= WHAT TO DO =
Go through the entries and transcribe each one exactly, dropping the pictures.

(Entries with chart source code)
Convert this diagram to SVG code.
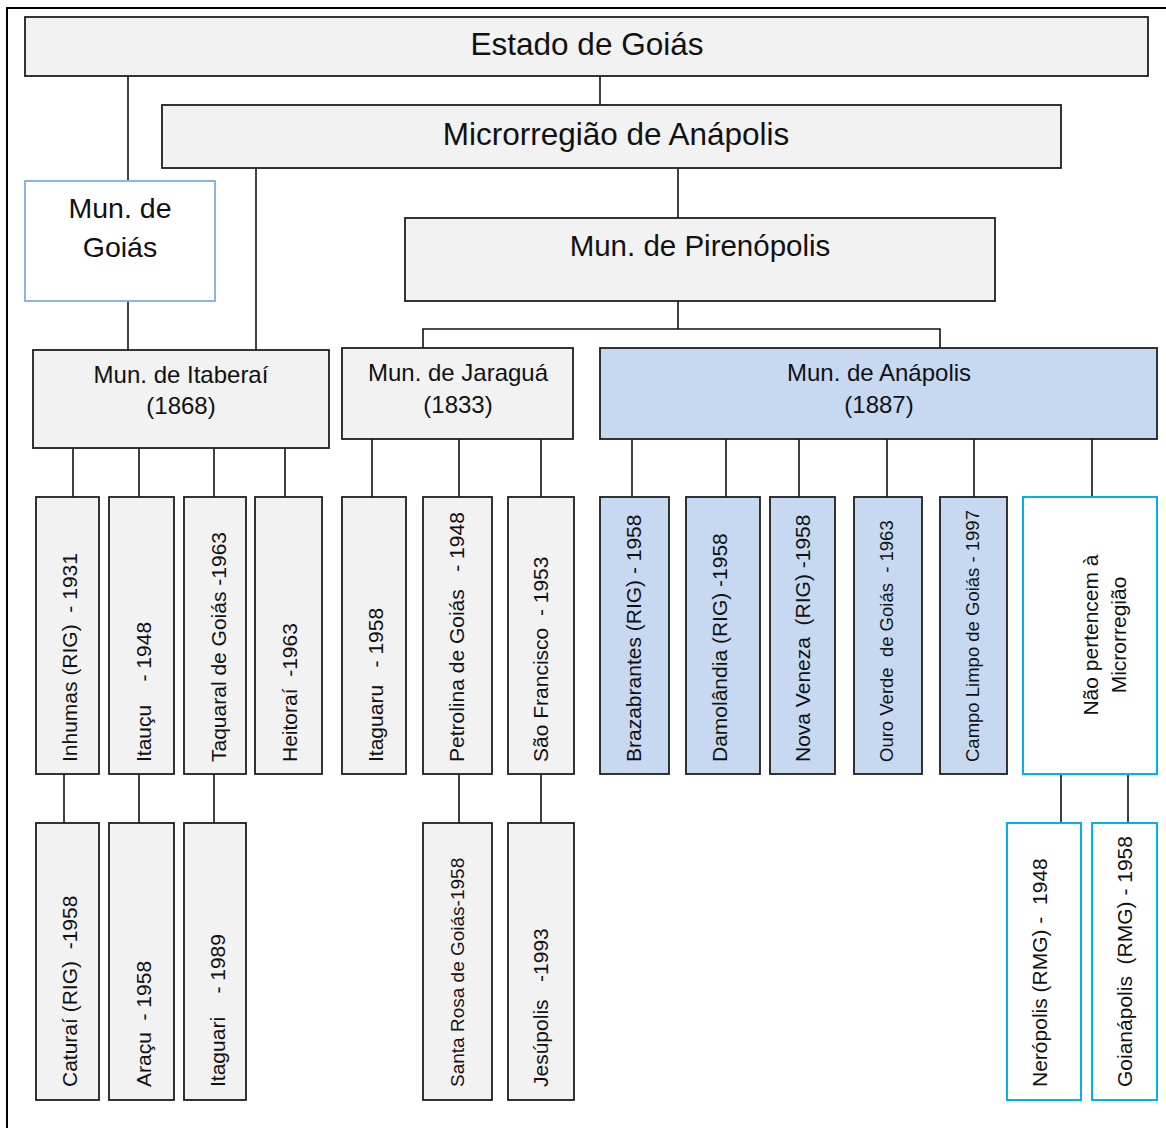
<svg xmlns="http://www.w3.org/2000/svg" width="1166" height="1128" viewBox="0 0 1166 1128">
<style>
text{font-family:"Liberation Sans",Arial,Helvetica,sans-serif;fill:#111;white-space:pre}
.g{fill:#f2f2f2;stroke:#1e1e1e;stroke-width:1.8}
.b{fill:#c6d9f1;stroke:#1e1e1e;stroke-width:1.8}
.lb{fill:#fff;stroke:#8db3e2;stroke-width:2}
.cy{fill:#fff;stroke:#00b0f0;stroke-width:2}
.c line,.c path{stroke:#111;stroke-width:1.6;fill:none}
.t1{font-size:31.5px;text-anchor:middle}
.t2{font-size:29.5px;text-anchor:middle}
.t3{font-size:24px;text-anchor:middle}
.v{font-size:21px}
.vs{font-size:18.5px}
.m{text-anchor:middle}
</style>
<rect width="1166" height="1128" fill="#fff"/>
<!-- page frame -->
<path d="M7,1128 V8 H1166" fill="none" stroke="#000" stroke-width="2"/>

<!-- connectors -->
<g class="c" id="connectors">
<line x1="128" y1="76" x2="128" y2="181"/>
<line x1="600" y1="76" x2="600" y2="105"/>
<line x1="128" y1="301" x2="128" y2="350"/>
<line x1="256" y1="168" x2="256" y2="350"/>
<line x1="678" y1="168" x2="678" y2="218"/>
<line x1="678" y1="301" x2="678" y2="329"/>
<path d="M423,348 V329 H940 V348"/>
<!-- Itaberaí children -->
<line x1="73" y1="438" x2="73" y2="497"/>
<line x1="139" y1="438" x2="139" y2="497"/>
<line x1="214" y1="438" x2="214" y2="497"/>
<line x1="285" y1="438" x2="285" y2="497"/>
<!-- Jaraguá children -->
<line x1="372" y1="439" x2="372" y2="497"/>
<line x1="459" y1="439" x2="459" y2="497"/>
<line x1="541" y1="439" x2="541" y2="497"/>
<!-- Anápolis children -->
<line x1="632" y1="439" x2="632" y2="497"/>
<line x1="726" y1="439" x2="726" y2="497"/>
<line x1="799" y1="439" x2="799" y2="497"/>
<line x1="887" y1="439" x2="887" y2="497"/>
<line x1="974" y1="439" x2="974" y2="497"/>
<line x1="1092" y1="439" x2="1092" y2="497"/>
<!-- second row -->
<line x1="64" y1="774" x2="64" y2="823"/>
<line x1="139" y1="774" x2="139" y2="823"/>
<line x1="214" y1="774" x2="214" y2="823"/>
<line x1="459" y1="774" x2="459" y2="823"/>
<line x1="541" y1="774" x2="541" y2="823"/>
<line x1="1061" y1="774" x2="1061" y2="823"/>
<line x1="1128" y1="774" x2="1128" y2="823"/>
</g>

<!-- top levels -->
<g id="estado"><rect class="g" x="25" y="17" width="1123" height="59"/><text class="t1" x="587" y="55">Estado de Goiás</text></g>
<g id="microrregiao"><rect class="g" x="162" y="105" width="899" height="63"/><text class="t1" x="616" y="145">Microrregião de Anápolis</text></g>
<g id="mun-goias"><rect class="lb" x="25" y="181" width="190" height="120"/><text x="120" y="218" class="m" font-size="28.5">Mun. de</text><text x="120" y="257" class="m" font-size="28.5">Goiás</text></g>
<g id="pirenopolis"><rect class="g" x="405" y="218" width="590" height="83"/><text class="t2" x="700" y="256">Mun. de Pirenópolis</text></g>

<g id="itaberai"><rect class="g" x="33" y="350" width="296" height="98"/><text class="t3" x="181" y="383">Mun. de Itaberaí</text><text class="t3" x="181" y="414">(1868)</text></g>
<g id="jaragua"><rect class="g" x="342" y="348" width="231" height="91"/><text class="t3" x="458" y="381">Mun. de Jaraguá</text><text class="t3" x="458" y="413">(1833)</text></g>
<g id="anapolis"><rect class="b" x="600" y="348" width="557" height="91"/><text class="t3" x="879" y="381">Mun. de Anápolis</text><text class="t3" x="879" y="413">(1887)</text></g>

<!-- first row of municipalities -->
<g id="inhumas"><rect class="g" x="36" y="497" width="63" height="277"/><text class="v" transform="translate(76.5,762) rotate(-90)">Inhumas (RIG)  - 1931</text></g>
<g id="itaucu"><rect class="g" x="109" y="497" width="65" height="277"/><text class="v" transform="translate(150.5,762) rotate(-90)">Itauçu    - 1948</text></g>
<g id="taquaral"><rect class="g" x="184" y="497" width="62" height="277"/><text class="v" transform="translate(225.5,762) rotate(-90)">Taquaral de Goiás -1963</text></g>
<g id="heitorai"><rect class="g" x="255" y="497" width="67" height="277"/><text class="v" transform="translate(296.5,762) rotate(-90)">Heitoraí  -1963</text></g>
<g id="itaguaru"><rect class="g" x="342" y="497" width="64" height="277"/><text class="v" transform="translate(382.5,762) rotate(-90)">Itaguaru   - 1958</text></g>
<g id="petrolina"><rect class="g" x="423" y="497" width="69" height="277"/><text class="v" transform="translate(463.5,762) rotate(-90)">Petrolina de Goiás   - 1948</text></g>
<g id="sao-francisco"><rect class="g" x="508" y="497" width="66" height="277"/><text class="v" transform="translate(548,762) rotate(-90)">São Francisco  - 1953</text></g>
<g id="brazabrantes"><rect class="b" x="600" y="497" width="69" height="277"/><text class="v" transform="translate(641,762) rotate(-90)">Brazabrantes (RIG) - 1958</text></g>
<g id="damolandia"><rect class="b" x="686" y="497" width="74" height="277"/><text class="v" transform="translate(727,762) rotate(-90)">Damolândia (RIG) -1958</text></g>
<g id="nova-veneza"><rect class="b" x="770" y="497" width="65" height="277"/><text class="v" transform="translate(810,762) rotate(-90)">Nova Veneza  (RIG) -1958</text></g>
<g id="ouro-verde"><rect class="b" x="854" y="497" width="68" height="277"/><text class="vs" transform="translate(893,762) rotate(-90)">Ouro Verde  de Goiás  - 1963</text></g>
<g id="campo-limpo"><rect class="b" x="940" y="497" width="67" height="277"/><text class="vs" transform="translate(979,762) rotate(-90)">Campo Limpo de Goiás - 1997</text></g>
<g id="nao-pertencem"><rect class="cy" x="1023" y="497" width="134" height="277"/><text class="v m" transform="translate(1097.5,635) rotate(-90)">Não pertencem à</text><text class="v m" transform="translate(1125.5,635) rotate(-90)">Microrregião</text></g>

<!-- second row of municipalities -->
<g id="caturai"><rect class="g" x="36" y="823" width="63" height="277"/><text class="v" transform="translate(76.5,1087) rotate(-90)">Caturaí (RIG)  -1958</text></g>
<g id="aracu"><rect class="g" x="109" y="823" width="65" height="277"/><text class="v" transform="translate(150.5,1087) rotate(-90)">Araçu  - 1958</text></g>
<g id="itaguari"><rect class="g" x="184" y="823" width="62" height="277"/><text class="v" transform="translate(225,1087) rotate(-90)">Itaguari    - 1989</text></g>
<g id="santa-rosa"><rect class="g" x="423" y="823" width="69" height="277"/><text font-size="19" transform="translate(463.5,1087) rotate(-90)">Santa Rosa de Goiás-1958</text></g>
<g id="jesupolis"><rect class="g" x="508" y="823" width="66" height="277"/><text class="v" transform="translate(548,1087) rotate(-90)">Jesúpolis   -1993</text></g>
<g id="neropolis"><rect class="cy" x="1007" y="823" width="74" height="277"/><text class="v" transform="translate(1047,1087) rotate(-90)">Nerópolis (RMG) -  1948</text></g>
<g id="goianapolis"><rect class="cy" x="1092" y="823" width="65" height="277"/><text class="v" transform="translate(1132,1087) rotate(-90)">Goianápolis  (RMG) - 1958</text></g>
</svg>
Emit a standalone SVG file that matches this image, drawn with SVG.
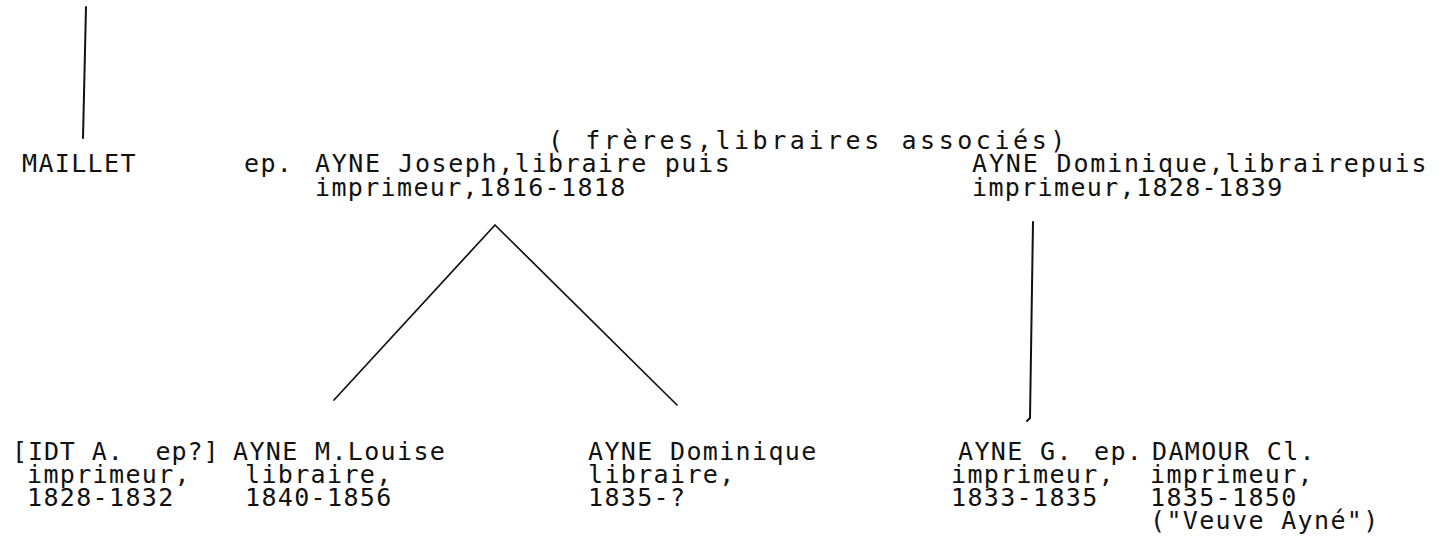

= TASK ANSWER =
Convert this diagram to SVG code.
<svg xmlns="http://www.w3.org/2000/svg" width="1166" height="1128" viewBox="0 0 1166 1128">
<style>
text{font-family:"Liberation Sans",Arial,Helvetica,sans-serif;fill:#111;white-space:pre}
.g{fill:#f2f2f2;stroke:#1e1e1e;stroke-width:1.8}
.b{fill:#c6d9f1;stroke:#1e1e1e;stroke-width:1.8}
.lb{fill:#fff;stroke:#8db3e2;stroke-width:2}
.cy{fill:#fff;stroke:#00b0f0;stroke-width:2}
.c line,.c path{stroke:#111;stroke-width:1.6;fill:none}
.t1{font-size:31.5px;text-anchor:middle}
.t2{font-size:29.5px;text-anchor:middle}
.t3{font-size:24px;text-anchor:middle}
.v{font-size:21px}
.vs{font-size:18.5px}
.m{text-anchor:middle}
</style>
<rect width="1166" height="1128" fill="#fff"/>
<!-- page frame -->
<path d="M7,1128 V8 H1166" fill="none" stroke="#000" stroke-width="2"/>

<!-- connectors -->
<g class="c" id="connectors">
<line x1="128" y1="76" x2="128" y2="181"/>
<line x1="600" y1="76" x2="600" y2="105"/>
<line x1="128" y1="301" x2="128" y2="350"/>
<line x1="256" y1="168" x2="256" y2="350"/>
<line x1="678" y1="168" x2="678" y2="218"/>
<line x1="678" y1="301" x2="678" y2="329"/>
<path d="M423,348 V329 H940 V348"/>
<!-- Itaberaí children -->
<line x1="73" y1="438" x2="73" y2="497"/>
<line x1="139" y1="438" x2="139" y2="497"/>
<line x1="214" y1="438" x2="214" y2="497"/>
<line x1="285" y1="438" x2="285" y2="497"/>
<!-- Jaraguá children -->
<line x1="372" y1="439" x2="372" y2="497"/>
<line x1="459" y1="439" x2="459" y2="497"/>
<line x1="541" y1="439" x2="541" y2="497"/>
<!-- Anápolis children -->
<line x1="632" y1="439" x2="632" y2="497"/>
<line x1="726" y1="439" x2="726" y2="497"/>
<line x1="799" y1="439" x2="799" y2="497"/>
<line x1="887" y1="439" x2="887" y2="497"/>
<line x1="974" y1="439" x2="974" y2="497"/>
<line x1="1092" y1="439" x2="1092" y2="497"/>
<!-- second row -->
<line x1="64" y1="774" x2="64" y2="823"/>
<line x1="139" y1="774" x2="139" y2="823"/>
<line x1="214" y1="774" x2="214" y2="823"/>
<line x1="459" y1="774" x2="459" y2="823"/>
<line x1="541" y1="774" x2="541" y2="823"/>
<line x1="1061" y1="774" x2="1061" y2="823"/>
<line x1="1128" y1="774" x2="1128" y2="823"/>
</g>

<!-- top levels -->
<g id="estado"><rect class="g" x="25" y="17" width="1123" height="59"/><text class="t1" x="587" y="55">Estado de Goiás</text></g>
<g id="microrregiao"><rect class="g" x="162" y="105" width="899" height="63"/><text class="t1" x="616" y="145">Microrregião de Anápolis</text></g>
<g id="mun-goias"><rect class="lb" x="25" y="181" width="190" height="120"/><text x="120" y="218" class="m" font-size="28.5">Mun. de</text><text x="120" y="257" class="m" font-size="28.5">Goiás</text></g>
<g id="pirenopolis"><rect class="g" x="405" y="218" width="590" height="83"/><text class="t2" x="700" y="256">Mun. de Pirenópolis</text></g>

<g id="itaberai"><rect class="g" x="33" y="350" width="296" height="98"/><text class="t3" x="181" y="383">Mun. de Itaberaí</text><text class="t3" x="181" y="414">(1868)</text></g>
<g id="jaragua"><rect class="g" x="342" y="348" width="231" height="91"/><text class="t3" x="458" y="381">Mun. de Jaraguá</text><text class="t3" x="458" y="413">(1833)</text></g>
<g id="anapolis"><rect class="b" x="600" y="348" width="557" height="91"/><text class="t3" x="879" y="381">Mun. de Anápolis</text><text class="t3" x="879" y="413">(1887)</text></g>

<!-- first row of municipalities -->
<g id="inhumas"><rect class="g" x="36" y="497" width="63" height="277"/><text class="v" transform="translate(76.5,762) rotate(-90)">Inhumas (RIG)  - 1931</text></g>
<g id="itaucu"><rect class="g" x="109" y="497" width="65" height="277"/><text class="v" transform="translate(150.5,762) rotate(-90)">Itauçu    - 1948</text></g>
<g id="taquaral"><rect class="g" x="184" y="497" width="62" height="277"/><text class="v" transform="translate(225.5,762) rotate(-90)">Taquaral de Goiás -1963</text></g>
<g id="heitorai"><rect class="g" x="255" y="497" width="67" height="277"/><text class="v" transform="translate(296.5,762) rotate(-90)">Heitoraí  -1963</text></g>
<g id="itaguaru"><rect class="g" x="342" y="497" width="64" height="277"/><text class="v" transform="translate(382.5,762) rotate(-90)">Itaguaru   - 1958</text></g>
<g id="petrolina"><rect class="g" x="423" y="497" width="69" height="277"/><text class="v" transform="translate(463.5,762) rotate(-90)">Petrolina de Goiás   - 1948</text></g>
<g id="sao-francisco"><rect class="g" x="508" y="497" width="66" height="277"/><text class="v" transform="translate(548,762) rotate(-90)">São Francisco  - 1953</text></g>
<g id="brazabrantes"><rect class="b" x="600" y="497" width="69" height="277"/><text class="v" transform="translate(641,762) rotate(-90)">Brazabrantes (RIG) - 1958</text></g>
<g id="damolandia"><rect class="b" x="686" y="497" width="74" height="277"/><text class="v" transform="translate(727,762) rotate(-90)">Damolândia (RIG) -1958</text></g>
<g id="nova-veneza"><rect class="b" x="770" y="497" width="65" height="277"/><text class="v" transform="translate(810,762) rotate(-90)">Nova Veneza  (RIG) -1958</text></g>
<g id="ouro-verde"><rect class="b" x="854" y="497" width="68" height="277"/><text class="vs" transform="translate(893,762) rotate(-90)">Ouro Verde  de Goiás  - 1963</text></g>
<g id="campo-limpo"><rect class="b" x="940" y="497" width="67" height="277"/><text class="vs" transform="translate(979,762) rotate(-90)">Campo Limpo de Goiás - 1997</text></g>
<g id="nao-pertencem"><rect class="cy" x="1023" y="497" width="134" height="277"/><text class="v m" transform="translate(1097.5,635) rotate(-90)">Não pertencem à</text><text class="v m" transform="translate(1125.5,635) rotate(-90)">Microrregião</text></g>

<!-- second row of municipalities -->
<g id="caturai"><rect class="g" x="36" y="823" width="63" height="277"/><text class="v" transform="translate(76.5,1087) rotate(-90)">Caturaí (RIG)  -1958</text></g>
<g id="aracu"><rect class="g" x="109" y="823" width="65" height="277"/><text class="v" transform="translate(150.5,1087) rotate(-90)">Araçu  - 1958</text></g>
<g id="itaguari"><rect class="g" x="184" y="823" width="62" height="277"/><text class="v" transform="translate(225,1087) rotate(-90)">Itaguari    - 1989</text></g>
<g id="santa-rosa"><rect class="g" x="423" y="823" width="69" height="277"/><text font-size="19" transform="translate(463.5,1087) rotate(-90)">Santa Rosa de Goiás-1958</text></g>
<g id="jesupolis"><rect class="g" x="508" y="823" width="66" height="277"/><text class="v" transform="translate(548,1087) rotate(-90)">Jesúpolis   -1993</text></g>
<g id="neropolis"><rect class="cy" x="1007" y="823" width="74" height="277"/><text class="v" transform="translate(1047,1087) rotate(-90)">Nerópolis (RMG) -  1948</text></g>
<g id="goianapolis"><rect class="cy" x="1092" y="823" width="65" height="277"/><text class="v" transform="translate(1132,1087) rotate(-90)">Goianápolis  (RMG) - 1958</text></g>
</svg>
Emit a standalone SVG file that matches this image, drawn with SVG.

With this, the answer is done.